Microsoft and Apple abandon OpenAI board seats amid regulatory scrutiny
Microsoft and Apple have withdrawn from their board observer seats at OpenAI in an effort to stave off global regulators’ concerns over the close relationships between big tech and a small cohort of powerful AI start-ups.
Less than nine months after taking on the role, Microsoft has written to the ChatGPT maker, which it has backed with $13 billion, saying its resignation was “effective immediately”.
Apple, which recently announced a partnership with OpenAI to integrate its chatbots into its products, will not take up its planned seat, the Financial Times reported.
The world’s top generative AI businesses, which include OpenAI, Anthropic and Mistral, have close links to tech giants, who have backed them with billions of dollars.
Watchdogs fear these relationships could entrench Silicon Valley’s dominance over the transformative technology, stifling competition as well as increasing their power and influence.
The UK’s competition authority set out its concerns last December, saying thatthe development of AI “is unrivalled in economic history” and calling competition between developers “critical” to “guide the development of the market toward positive outcomes for people and businesses”.
The Competition and Markets Authority (CMA) is currently weighing up whether Microsoft’s partnership with OpenAI could be considered a merger, along with a similar tie-up between Amazon and Anthropic. It has invited comments ahead of a potential preliminary investigation.
The regulator is scrutinising the “multi-year, multi-billion dollar investment, collaboration in technology development and exclusive provision of cloud services by Microsoft to OpenAI” and whether the partnership means Microsoft has material influence over the business.
By dropping the board seat, Microsoft will be hoping that this will clear one of the main issues that has been raised about its investment.
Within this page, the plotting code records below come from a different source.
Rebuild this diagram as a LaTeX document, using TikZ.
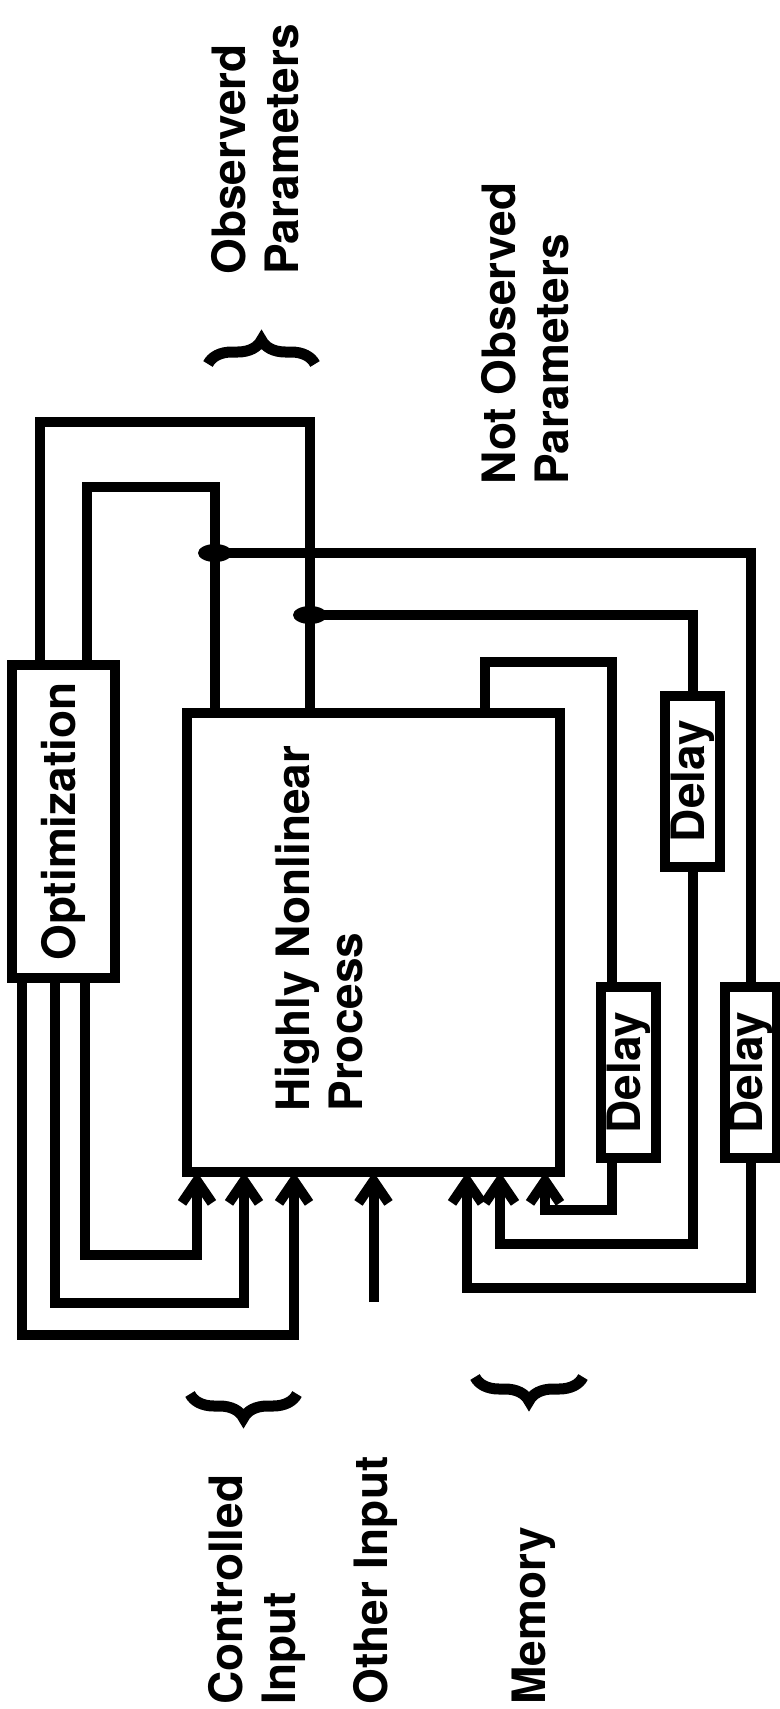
\documentclass[tikz,border=0pt]{standalone}
\usepackage{fontspec}
\setmainfont{TeX Gyre Heros}
\usetikzlibrary{arrows.meta,calc,decorations.pathreplacing}

\begin{document}
\begin{tikzpicture}[
    x=0.5pt, y=-0.5pt,
    font=\fontsize{23pt}{26.5pt}\selectfont\bfseries,
    >={Straight Barb[length=11pt,width=15pt]},
    wire/.style={line width=5pt, line join=miter},
    block/.style={draw, line width=5pt, fill=white, inner sep=0pt, outer sep=0pt},
    delaybox/.style={block, minimum width=27.5pt, minimum height=85.5pt},
    txt/.style={rotate=90, anchor=north west, align=left, inner sep=0pt},
    brc/.style={decorate, decoration={brace, amplitude=12pt}, line width=5.5pt}
]
\useasboundingbox (0,0) rectangle (780,1709);

% Blocks
\node[block, minimum width=51.5pt, minimum height=156.5pt] (opt) at (63.5,821.5) {\rotatebox{90}{Optimization}};
\node[block, minimum width=186.5pt, minimum height=229.5pt] (proc) at (373.5,942.5) {};
\node[txt] (proctxt) at ($(proc.south west)+(88,-60)$) {Highly Nonlinear\\Process};
\node[delaybox] (dly1) at (628.5,1072.5) {\rotatebox{90}{Delay}};
\node[delaybox] (dly2) at (692.5,781) {\rotatebox{90}{Delay}};
\node[delaybox, minimum width=26pt] (dly3) at (751,1072.5) {\rotatebox{90}{Delay}};

% Labels
\node[txt] (obs) at (211,275) {Observerd\\Parameters};
\node[txt] (notobs) at (481,485) {Not Observed\\Parameters};
\node[txt] (ctrl) at (208,1705) {Controlled\\Input};
\node[txt] (other) at (353,1705) {Other Input};
\node[txt] (mem) at (512,1705) {Memory};

% Braces
\draw[brc] (208,364) -- (315,364);
\draw[brc] (297,1394) -- (190,1394);
\draw[brc] (583,1377) -- (475,1377);

% Observed outputs back to optimization
\draw[wire] ($(opt.north)+(-23.5,0)$) -- ++(0,-243) -| ($(proc.north)+(-63.5,0)$);
\draw[wire] ($(opt.north)+(23.5,0)$) -- ++(0,-178) -| ($(proc.north)+(-158.5,0)$);
\coordinate (j1) at ($(proc.north)+(-158.5,-160)$);
\coordinate (j2) at ($(proc.north)+(-63.5,-98)$);
\draw[wire] (j1) -| (dly3.north);
\draw[wire] (j2) -| (dly2.north);
\fill (j1) ellipse [x radius=8.5pt, y radius=4.5pt];
\fill (j2) ellipse [x radius=8.5pt, y radius=4.5pt];
\draw[wire] ($(proc.north)+(111.5,0)$) -- ++(0,-51) -| ($(dly1.north)+(-16.5,0)$);

% Memory returns
\draw[wire,->] ($(dly1.south)+(-16.5,0)$) -- ++(0,52) -| ($(proc.south)+(171.5,0)$);
\draw[wire,->] (dly2.south) -- ++(0,377) -| ($(proc.south)+(126.5,0)$);
\draw[wire,->] (dly3.south) -- ++(0,130) -| ($(proc.south)+(93.5,0)$);

% Controlled inputs
\draw[wire,->] ($(opt.south)+(-41.5,0)$) -- ++(0,357) -| ($(proc.south)+(-79.5,0)$);
\draw[wire,->] ($(opt.south)+(-8.5,0)$) -- ++(0,325) -| ($(proc.south)+(-129.5,0)$);
\draw[wire,->] ($(opt.south)+(21.5,0)$) -- ++(0,277) -| ($(proc.south)+(-176.5,0)$);

% Other input
\coordinate (oin) at ($(proc.south)+(0,130)$);
\draw[wire,->] (oin) -- (proc.south);

\end{tikzpicture}
\end{document}
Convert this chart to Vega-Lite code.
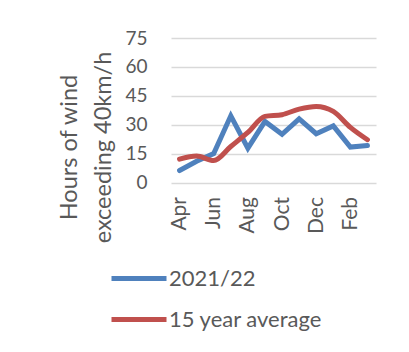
{
  "$schema": "https://vega.github.io/schema/vega-lite/v6.json",
  "autosize": {"type": "none"},
  "width": 205,
  "height": 144.5,
  "padding": {"left": 171, "top": 38, "right": 33, "bottom": 169.5},
  "background": "white",
  "config": {
    "font": "Lato",
    "view": {"stroke": null},
    "axis": {"labelColor": "#595959", "titleColor": "#595959", "labelFont": "Lato", "titleFont": "Lato", "titleFontWeight": "normal"},
    "legend": {"labelColor": "#595959", "labelFont": "Lato"}
  },
  "data": {
    "values": [
      {"month": "Apr", "series": "2021/22", "hours": 6.2},
      {"month": "May", "series": "2021/22", "hours": 11},
      {"month": "Jun", "series": "2021/22", "hours": 15},
      {"month": "Jul", "series": "2021/22", "hours": 34.6},
      {"month": "Aug", "series": "2021/22", "hours": 17.8},
      {"month": "Sep", "series": "2021/22", "hours": 31.7},
      {"month": "Oct", "series": "2021/22", "hours": 25},
      {"month": "Nov", "series": "2021/22", "hours": 33},
      {"month": "Dec", "series": "2021/22", "hours": 25.3},
      {"month": "Jan", "series": "2021/22", "hours": 29.4},
      {"month": "Feb", "series": "2021/22", "hours": 18.4},
      {"month": "Mar", "series": "2021/22", "hours": 19.2},
      {"month": "Apr", "series": "15 year average", "hours": 12.1},
      {"month": "May", "series": "15 year average", "hours": 13.7},
      {"month": "Jun", "series": "15 year average", "hours": 11.4},
      {"month": "Jul", "series": "15 year average", "hours": 18.7},
      {"month": "Aug", "series": "15 year average", "hours": 26},
      {"month": "Sep", "series": "15 year average", "hours": 34.3},
      {"month": "Oct", "series": "15 year average", "hours": 35.2},
      {"month": "Nov", "series": "15 year average", "hours": 38.1},
      {"month": "Dec", "series": "15 year average", "hours": 39.5},
      {"month": "Jan", "series": "15 year average", "hours": 36.9},
      {"month": "Feb", "series": "15 year average", "hours": 28.6},
      {"month": "Mar", "series": "15 year average", "hours": 22.2}
    ]
  },
  "encoding": {
    "x": {
      "field": "month", "type": "ordinal",
      "sort": ["Apr","May","Jun","Jul","Aug","Sep","Oct","Nov","Dec","Jan","Feb","Mar"],
      "scale": {"paddingInner": 0, "paddingOuter": 0.5},
      "axis": {
        "title": null, "values": ["Apr","Jun","Aug","Oct","Dec","Feb"],
        "labelAngle": -90, "labelAlign": "right", "labelBaseline": "middle",
        "labelFontSize": 21, "labelPadding": 14, "ticks": false, "domain": false, "grid": false
      }
    },
    "y": {
      "field": "hours", "type": "quantitative",
      "scale": {"domain": [0, 75], "nice": false},
      "axis": {
        "values": [0, 15, 30, 45, 60, 75],
        "title": ["Hours of wind", "exceeding 40km/h"],
        "titleFontSize": 23.5, "titleLineHeight": 34, "titleAngle": -90,
        "titleAlign": "center", "titleBaseline": "top",
        "titleX": -114, "titleY": 109,
        "labelFontSize": 19, "labelPadding": 24,
        "ticks": false, "domain": false,
        "gridColor": "#d9d9d9", "gridWidth": 1.5
      }
    },
    "color": {
      "field": "series", "type": "nominal",
      "scale": {"domain": ["2021/22", "15 year average"], "range": ["#4f81bd", "#c0504d"]},
      "legend": {
        "title": null, "orient": "none", "legendX": -62, "legendY": 210.5,
        "direction": "vertical", "symbolType": "stroke", "symbolSize": 3025,
        "symbolStrokeWidth": 5, "labelFontSize": 22, "labelOffset": 0, "rowPadding": -10
      }
    }
  },
  "layer": [
    {
      "transform": [{"filter": "datum.series === '2021/22'"}],
      "mark": {"type": "line", "strokeWidth": 5, "strokeCap": "round", "strokeJoin": "miter"}
    },
    {
      "transform": [{"filter": "datum.series === '15 year average'"}],
      "mark": {"type": "line", "strokeWidth": 5, "strokeCap": "round", "interpolate": "monotone"}
    }
  ]
}
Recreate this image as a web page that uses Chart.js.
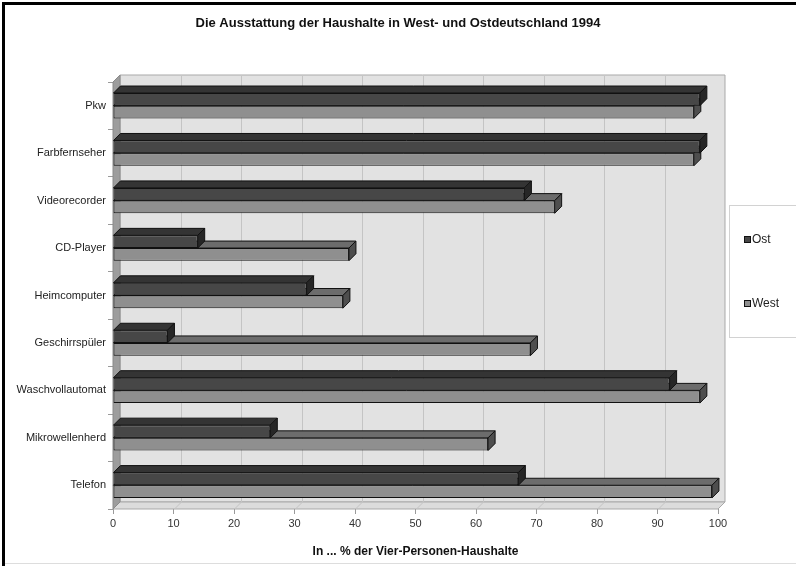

The European Commission also looked at the deal and while it concluded that the observer seat did not change OpenAI’s independence or Microsoft’s influence over OpenAI, it is still considering an antitrust investigation.
In the US, the Federal Trade Commission is examining the competitive impact of investments and partnerships between large tech firms and generative AI start-ups.
OpenAI went through a tumultuous period in November last year when Sam Altman, its chief executive, was fired and rehired over the course of a weekend in a dispute over the strategic direction of the company.
Following the upheaval, Microsoft took up an observer role on the board. Given the size and significance of its interest in the business, many expressed surprise that it did not already have one.
In the letter, Microsoft said: “We accepted the non-voting board observer role at a time when OpenAI was in the process of rebuilding its board. This position provided insights into the board’s transitional work without compromising its independence.”
With the new board in place, Microsoft said it was “confident in the company’s direction” and as a result “we no longer believe our limited role as an observer is necessary”.
Alex Haffner, a competition partner at Fladgate, the law firm, said: “It is hard not to conclude that Microsoft’s decision has been heavily influenced by the ongoing competition scrutiny of its (and other major tech players’) influence over emerging AI players such as Open AI.
“It is clear that regulators are very much focused on the complex web of inter-relationships that big tech has created with AI providers, hence the need for Microsoft and others to carefully consider how they structure these arrangements.”